Why Blog?

Kyra has an interesting post today about blog backlash. Now that her kids are both in school, she is back in college finishing up her degree. Apparently signs abound on her campus warning the students about the perils of blogging. While one’s blog content certainly can put a person at risk of being “dooced” or not getting one’s dream job, I do think there are many advantages to blogging.

I first heard of blogging back in the summer of 2004 when Brad Feld, a venture capitalist, spoke at one of my entrepreneurship classes. One company he was considering investing in when he gave his lecture supported the blogging environment. He mentioned that he liked to understand and immerse himself in the technologies he invested in, so he had started his own blog. After about 6 months of reading his and other blogs, I decided to start my own. At that time, these were my reasons. Wow, looking back, most of those goals are complete, although I am still struggling to become a better teacher. I still use my blog to organize my thoughts and interests, to set public goals and track my progress.

One of the very best reasons I have seen for blogging was written by Mel. She used a terrific push/pull analogy to describe blogging. She wrote in part:

This medium allows me to use a ‘pull’ rather than ‘push’ mechanism for sharing knowledge. I find an interesting tidbit, usually in my Bloglines inbox, email or a magazine, let the idea percolate a while and then post it. Rather than pushing it upon my colleagues and then being disappointed that they haven’t read it, I wait for others to find me and the information. Of course, I try to make it easy for people to find me (tagging, using sensible post titles etc). When people do find it, they are more likely to be interested and engaged, as it is on their terms, rather than mine. I suppose exceptions would be folks who have subscribed via FeedBlitz, but the majority of readers of this site either find it as a result of a direct search for information, or are returning readers who I suspect work in a similar industry. This makes blogging a much more appealing proposition to me as an author than emails ever did.
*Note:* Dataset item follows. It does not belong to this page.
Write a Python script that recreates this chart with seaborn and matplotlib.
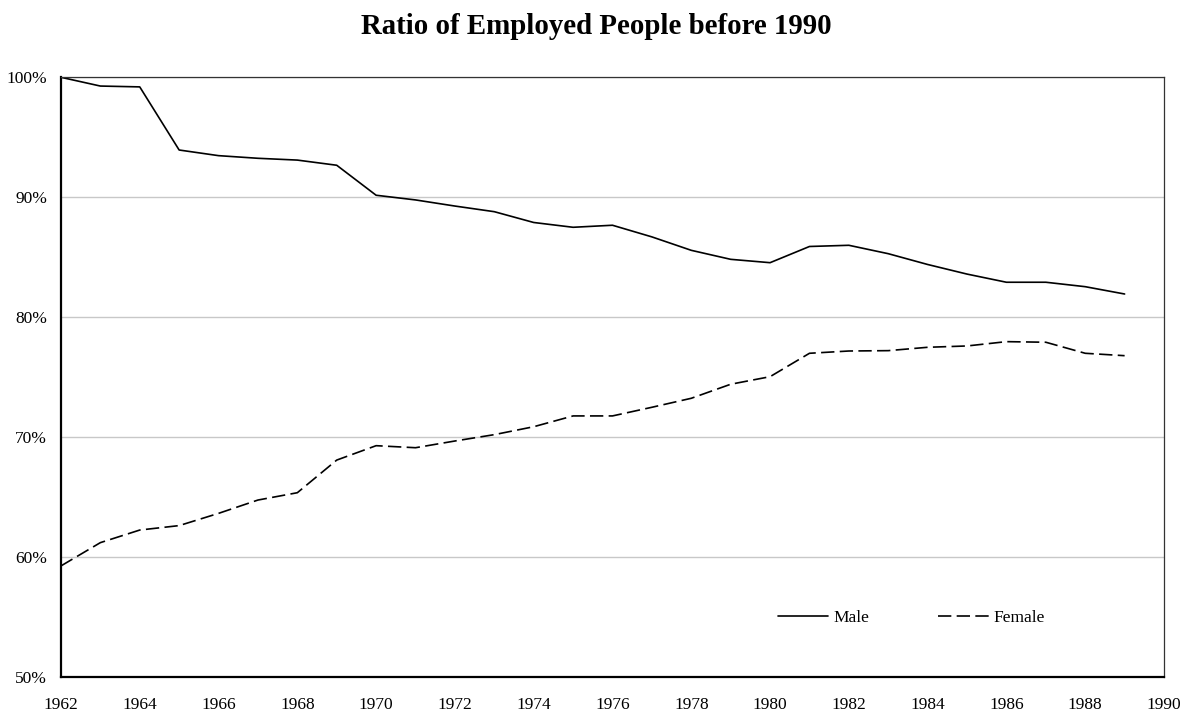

There is more in Mel’s post that is thought provoking as well as a list of helpful blog tools but this excerpt was the core for me. I had not really thought about blogging this way before, but when I read her post I had an “aha” moment. Although the random stranger sometimes stumbles across my blog, generally there is a small core of people who read my blog  (family members, coworkers, women with similar interests/blogs, and few close friends). It is still surprising to have a conversation or email start with “So I was reading your blog and ….” and yet, it’s perfect. I put the things that interest me or that are important to me out there and if others share those interests it is there for them to read or follow up on. I love this.

Of course, there are topics that I simply will not blog about: in-laws, specifics about students (FERPA), and specifics about work. I am grateful for my j0b and plan to keep it; I do occassionally blog about the general issues I face; how the experiences feel to me; how they make me grow. It’s a fine line. It tends to take me a few days to determine whether the value provided to me of blogging about a work issue outweighs the inherent risk.

I think Bisous said it best  “Life should be a venom-free zone.” At the very least, I do not want my venom spewed on the internet saved in some Google archive until the end of time.